The Union of Municipalities of Montiferru-Sinis is an interinstitutional governing body in the province of Oristano, in the region of Sardinia in Italy. Presently, the Union is composed of the following nine municipalities: Bauladu, Bonarcado, Cuglieri, Milis, Nurachi, Santu Lussurgiu, Seneghe, Tramatza and Zeddiani.
The Union is in charge of managing some public services on behalf of the nine municipalities.
In order to reduce the amount of waste and ensure good quality waste (both recyclable and non-recyclable), the active participation of citizens is the key. The activities for citizens’ involvement put in place in Montiferru- Sinis aimed at communicating the new system, sharing the goals of the programme, collecting knowledge on users’ habits and needs, and raise awareness on the problems and opportunities related to waste production and collection.
In preparing for policy implementation, several meetings have been organised in the individual municipalities. These meetings began in 2013 and continue until today, as part of an explicit strategy for continuous (and not one-shot) communication on waste reduction (also to deal with a rapidly changing legal context and subsequent changes in waste collection). The typical meeting is open to all citizens and includes participation by the mayor of the municipality, the representative of the Union and the representative of the managing company. The focus is on good practices for waste collection.
In the course of the different activities for setting up the new system, learning and development of trust were reported as relevant outcomes. Concerning the first, the service provider had the possibility to fine-tune the system significantly and collected several insights on how to redesign waste collection for both the non-recyclable and recyclable fractions (for instance, changes in the way clothes and oils were collected followed the interaction with citizens). As for the development of trust, citizens were highly sceptical of the coding, which was perceived as a form of control by public bodies. However, the open meetings and distribution events were effective in convincing them that the innovation was worth doing, that the system would have been fair (‘the polluter pays’) and that the new variable tariff could deliver monetary rewards.

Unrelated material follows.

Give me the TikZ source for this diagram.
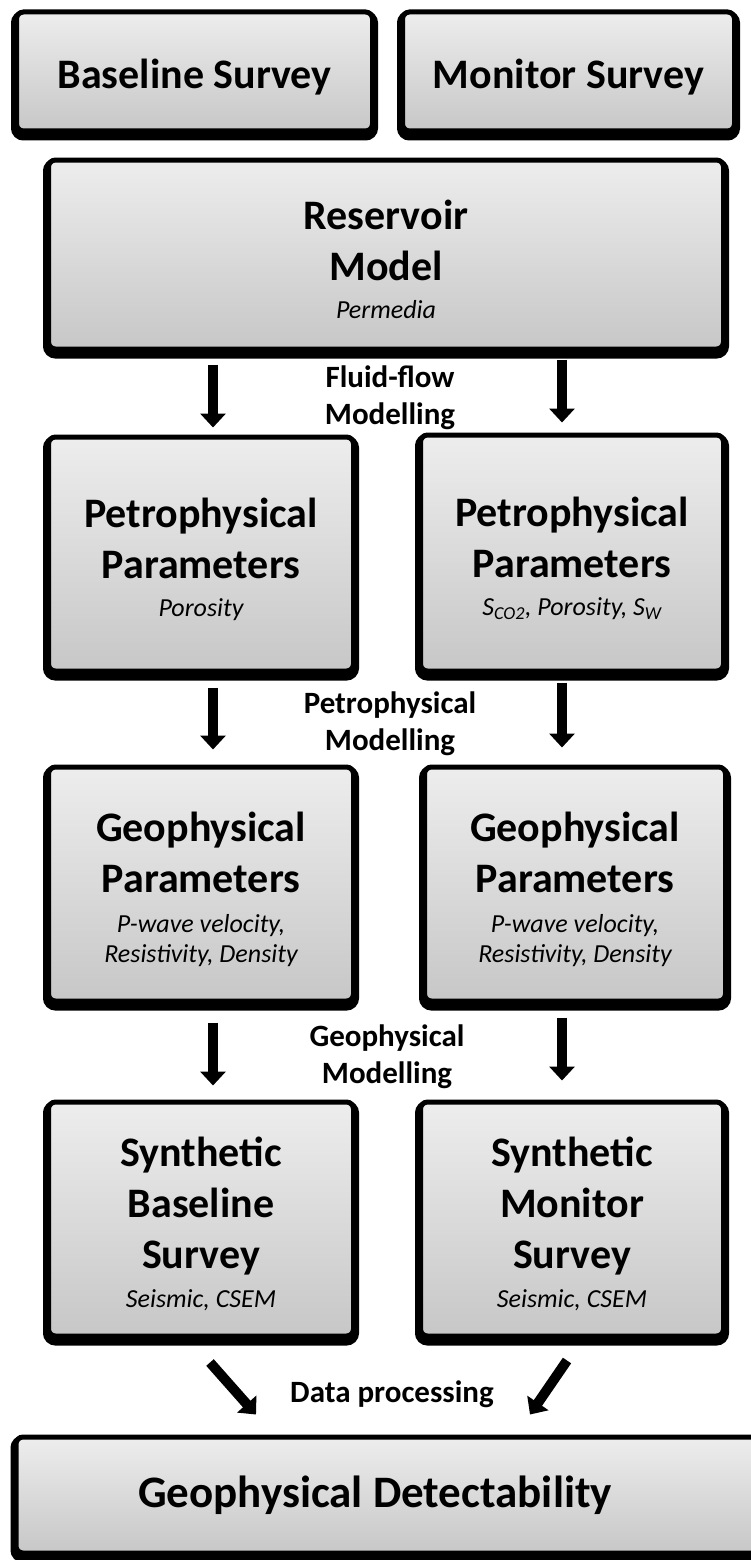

Expected outcomes for the full implementation of the coding system are the reduction of the total amount of waste (in particular the non-recyclable fraction) and energy savings for waste collection and disposal.
The coding system is waiting to be implemented in 2018, so that lessons can only be provisional. However, in order to fine-tune the system and get citizens used to it, the Union is running the coding experimentally (i.e. without connecting the quantity of dry waste to the variable tariff). The experimental application revealed a progressive learning by citizens, who start adjusting their behaviour responding to the greater identification made available by the coding system.
At the moment, however, they still do not use bins at maximum capacity (they still deliver semi-empty bins, using the collection service twice a week when they could ration their use further). It is expected that – when coding will be connected to the tariff – citizens’ behaviour will respond to the incentive and users will start rationing the service and reducing quantities further (so that a once-a-week frequency will be finally implemented). Hence, in the hypothesis, the mix of tools for an effective implementation would certainly include facilitators and normative appeals (such as leaflets, campaigns and public meetings, the distribution of bins, and so forth), but would need sanctions and rewards to push co-production further.
Concerning shortcomings, the Union is still struggling with managing tourists, whose short presence is not suitable for the lengthy socialisation process that was used for stable residents and where sanctions or rewards would be harder to implement. A ‘tourist kit’ (with bags for differentiating waste) and its widespread diffusion (i.e. a further effort on simplifying and facilitating co-production) was experimented this year and will be probably institutionalised in the near future.